### MATERIAL
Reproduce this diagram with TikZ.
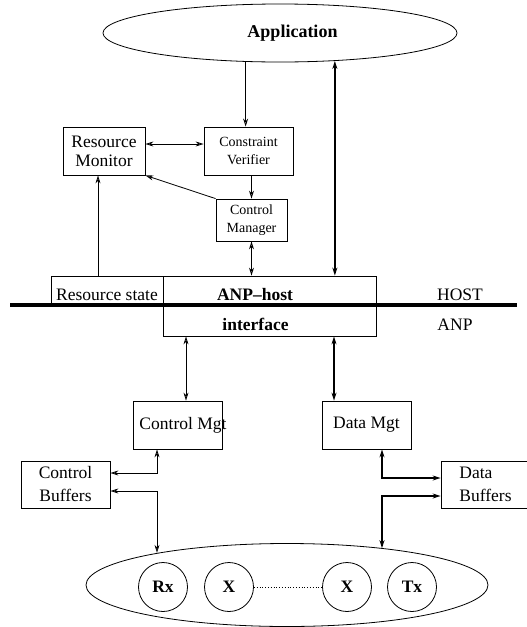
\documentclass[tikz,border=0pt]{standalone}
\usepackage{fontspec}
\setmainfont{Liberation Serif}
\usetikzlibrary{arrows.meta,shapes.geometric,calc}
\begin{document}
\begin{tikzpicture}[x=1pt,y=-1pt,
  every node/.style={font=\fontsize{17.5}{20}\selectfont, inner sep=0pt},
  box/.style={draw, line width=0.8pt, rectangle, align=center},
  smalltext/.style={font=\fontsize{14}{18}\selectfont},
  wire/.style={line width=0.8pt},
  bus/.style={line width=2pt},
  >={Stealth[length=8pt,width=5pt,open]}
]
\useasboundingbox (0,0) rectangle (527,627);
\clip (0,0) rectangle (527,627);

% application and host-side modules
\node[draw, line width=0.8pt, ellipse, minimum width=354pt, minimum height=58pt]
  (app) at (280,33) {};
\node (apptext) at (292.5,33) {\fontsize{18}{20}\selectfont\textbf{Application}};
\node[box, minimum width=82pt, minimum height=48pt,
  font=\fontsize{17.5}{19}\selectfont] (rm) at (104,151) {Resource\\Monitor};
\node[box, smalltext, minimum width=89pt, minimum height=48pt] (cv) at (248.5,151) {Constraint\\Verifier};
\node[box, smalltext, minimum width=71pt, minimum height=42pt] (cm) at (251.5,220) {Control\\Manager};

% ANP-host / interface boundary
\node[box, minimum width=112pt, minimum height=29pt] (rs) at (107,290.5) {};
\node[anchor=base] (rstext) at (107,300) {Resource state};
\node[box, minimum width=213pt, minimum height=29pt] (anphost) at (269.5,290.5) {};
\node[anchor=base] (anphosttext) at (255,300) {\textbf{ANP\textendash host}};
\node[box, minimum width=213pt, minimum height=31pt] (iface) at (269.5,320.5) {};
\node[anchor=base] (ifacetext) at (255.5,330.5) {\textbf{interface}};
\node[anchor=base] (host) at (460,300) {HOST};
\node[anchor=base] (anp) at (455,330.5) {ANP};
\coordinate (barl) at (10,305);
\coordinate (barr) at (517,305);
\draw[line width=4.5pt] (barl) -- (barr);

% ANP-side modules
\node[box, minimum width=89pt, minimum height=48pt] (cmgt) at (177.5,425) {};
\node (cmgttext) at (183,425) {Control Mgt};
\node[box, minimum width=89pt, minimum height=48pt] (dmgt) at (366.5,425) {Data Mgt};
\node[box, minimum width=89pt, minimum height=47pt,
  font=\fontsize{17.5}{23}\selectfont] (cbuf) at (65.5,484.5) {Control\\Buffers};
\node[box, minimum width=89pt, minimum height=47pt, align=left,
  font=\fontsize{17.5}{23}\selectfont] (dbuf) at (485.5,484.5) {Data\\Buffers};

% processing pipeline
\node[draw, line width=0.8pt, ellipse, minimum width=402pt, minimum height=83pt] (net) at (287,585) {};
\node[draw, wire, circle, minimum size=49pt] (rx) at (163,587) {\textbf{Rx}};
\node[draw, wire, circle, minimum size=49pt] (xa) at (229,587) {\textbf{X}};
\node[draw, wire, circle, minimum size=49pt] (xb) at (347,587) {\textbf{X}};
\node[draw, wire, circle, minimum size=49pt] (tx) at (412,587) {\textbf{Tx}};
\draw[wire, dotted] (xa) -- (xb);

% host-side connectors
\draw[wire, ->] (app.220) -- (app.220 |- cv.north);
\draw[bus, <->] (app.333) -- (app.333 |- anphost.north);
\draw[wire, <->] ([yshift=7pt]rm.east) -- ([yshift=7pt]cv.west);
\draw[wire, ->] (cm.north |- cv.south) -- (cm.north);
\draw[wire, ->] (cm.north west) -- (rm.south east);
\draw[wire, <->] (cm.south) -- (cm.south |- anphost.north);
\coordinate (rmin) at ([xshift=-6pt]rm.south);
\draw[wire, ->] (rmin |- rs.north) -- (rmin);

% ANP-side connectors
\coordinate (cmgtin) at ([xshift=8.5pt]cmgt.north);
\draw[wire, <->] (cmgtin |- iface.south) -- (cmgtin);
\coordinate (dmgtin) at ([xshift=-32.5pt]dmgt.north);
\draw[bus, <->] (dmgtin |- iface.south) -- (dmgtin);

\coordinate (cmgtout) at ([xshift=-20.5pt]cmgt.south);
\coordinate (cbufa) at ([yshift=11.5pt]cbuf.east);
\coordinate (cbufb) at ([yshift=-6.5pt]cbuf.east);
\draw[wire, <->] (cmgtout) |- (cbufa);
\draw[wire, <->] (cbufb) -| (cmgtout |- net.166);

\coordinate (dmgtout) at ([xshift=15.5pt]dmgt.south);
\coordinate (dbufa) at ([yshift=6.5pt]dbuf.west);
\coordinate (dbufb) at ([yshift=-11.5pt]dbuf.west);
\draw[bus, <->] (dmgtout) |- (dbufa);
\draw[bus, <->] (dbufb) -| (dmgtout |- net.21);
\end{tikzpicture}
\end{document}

### EXERCISE AIM
The lines from the top of the data above through the one holding "minimum width=71pt, minimum" are to be repeated exactly, and only those, with no pictures.

### FINISHED TASK
Reproduce this diagram with TikZ.
\documentclass[tikz,border=0pt]{standalone}
\usepackage{fontspec}
\setmainfont{Liberation Serif}
\usetikzlibrary{arrows.meta,shapes.geometric,calc}
\begin{document}
\begin{tikzpicture}[x=1pt,y=-1pt,
  every node/.style={font=\fontsize{17.5}{20}\selectfont, inner sep=0pt},
  box/.style={draw, line width=0.8pt, rectangle, align=center},
  smalltext/.style={font=\fontsize{14}{18}\selectfont},
  wire/.style={line width=0.8pt},
  bus/.style={line width=2pt},
  >={Stealth[length=8pt,width=5pt,open]}
]
\useasboundingbox (0,0) rectangle (527,627);
\clip (0,0) rectangle (527,627);

% application and host-side modules
\node[draw, line width=0.8pt, ellipse, minimum width=354pt, minimum height=58pt]
  (app) at (280,33) {};
\node (apptext) at (292.5,33) {\fontsize{18}{20}\selectfont\textbf{Application}};
\node[box, minimum width=82pt, minimum height=48pt,
  font=\fontsize{17.5}{19}\selectfont] (rm) at (104,151) {Resource\\Monitor};
\node[box, smalltext, minimum width=89pt, minimum height=48pt] (cv) at (248.5,151) {Constraint\\Verifier};
\node[box, smalltext, minimum width=71pt, minimum height=42pt] (cm) at (251.5,220) {Control\\Manager};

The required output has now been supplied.